Editor’s Column – Sweet Home California

I’m from California. That’s usually the first thing people learn about me, after hearing my name and my class year. I think my Bay Area roots say a lot about me — they’ve shaped my passions, my dreams and my worldview. But without moving to New York for college, I never would have realized just how important my home is to me.

St. Helena, my hometown, is the touristy heart of the Napa Valley, about one hour north of San Francisco. With a population of 5,800, it’s the kind of place where no one misses the Annual Pet Parade or Friday night high school football game. It’s also the kind of place that could drive a girl to have senioritis as a freshman. If there was one thing I learned in high school, it was that I needed to get out and go far, far away.

I don’t remember exactly when I knew I wanted to go to college on the East Coast. But I do remember the source of my Yankee yearnings — Gilmore Girls. Yes, as corny as it sounds, a teen dramedy inspired me to trade in my 72° Novembers and Rainbow flip flops for Halloween nor’easters and Ugg Boots. I imagined a snow globe of a community, like the show’s charming Stars Hollow, where the leaves on the oaks and maples turned vivid crimsons and fiery oranges before falling, and where I could actually feel the sensation of snowflakes on my eyelashes instead of just hearing about it in songs.

All I can say is thank you to the WB for giving me Rory Gilmore and a dream that brought me to Hamilton, New York. The leaves? They’re more breathtaking than a Los Angeles soundstage could ever let on. The snowflakes? I liked those too, until I wiped out in front of Stillman approximately 73 times my freshman year. I still haven’t learned how to walk in the snow. Small cultural things still surprise me, even after two and a half years as an unofficial Easterner. Boys wear powder blue seersucker shorts and salmon blazers? They call Ro-Sham-Bo “Rock, Paper, Scissors?” Where are all the skateboarders?

In all seriousness, becoming bi-???coastal was one of the best decisions I made in my life. I’ve met hundreds of people who could not be more different than my high school classmates. I’ve been lucky enough to visit cities like Buffalo and New York, and go home with many of my closest friends for our shorter breaks from school. But most of all, I’ve become fiercely proud of being Californian, and each time I return I fall a little more in love with my home.

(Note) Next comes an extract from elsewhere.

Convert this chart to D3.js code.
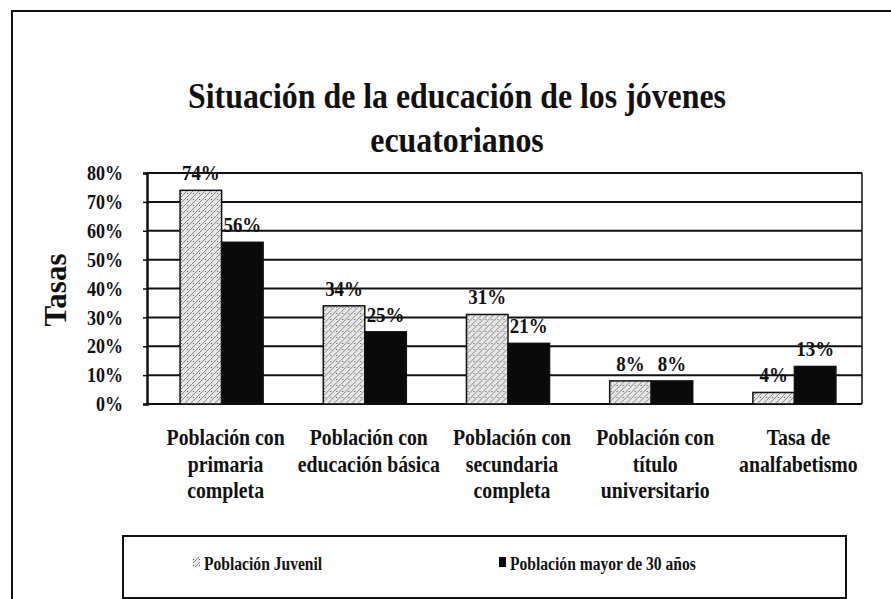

Truthfully, I didn’t really appreciate California, and especially not my hometown, until I left. But now, every time I land at SFO, I almost burst with excitement over spending a week, a month, or a summer in the land of Bay to Breakers, the hyphy movement and countless aging hippies. There’s just so much about home I love: Cy Young winner Tim Lincecum leading the Giants to (sporadic) victory in China Basin, reunions in Berkeley with my wonderfully insane co-workers from the Lair of the Bear summer camp and walking my two dogs through the vineyards near my house, to name a few.

Journalist Lincoln Steffens best describes how I feel about the Golden State: “I never felt the warm, colorful force of the beauty of California until I had gone away and come back.” And so, while I will continue to savor every moment I have left in Hamilton, I know that come 2010, sweet home California will be waiting for me.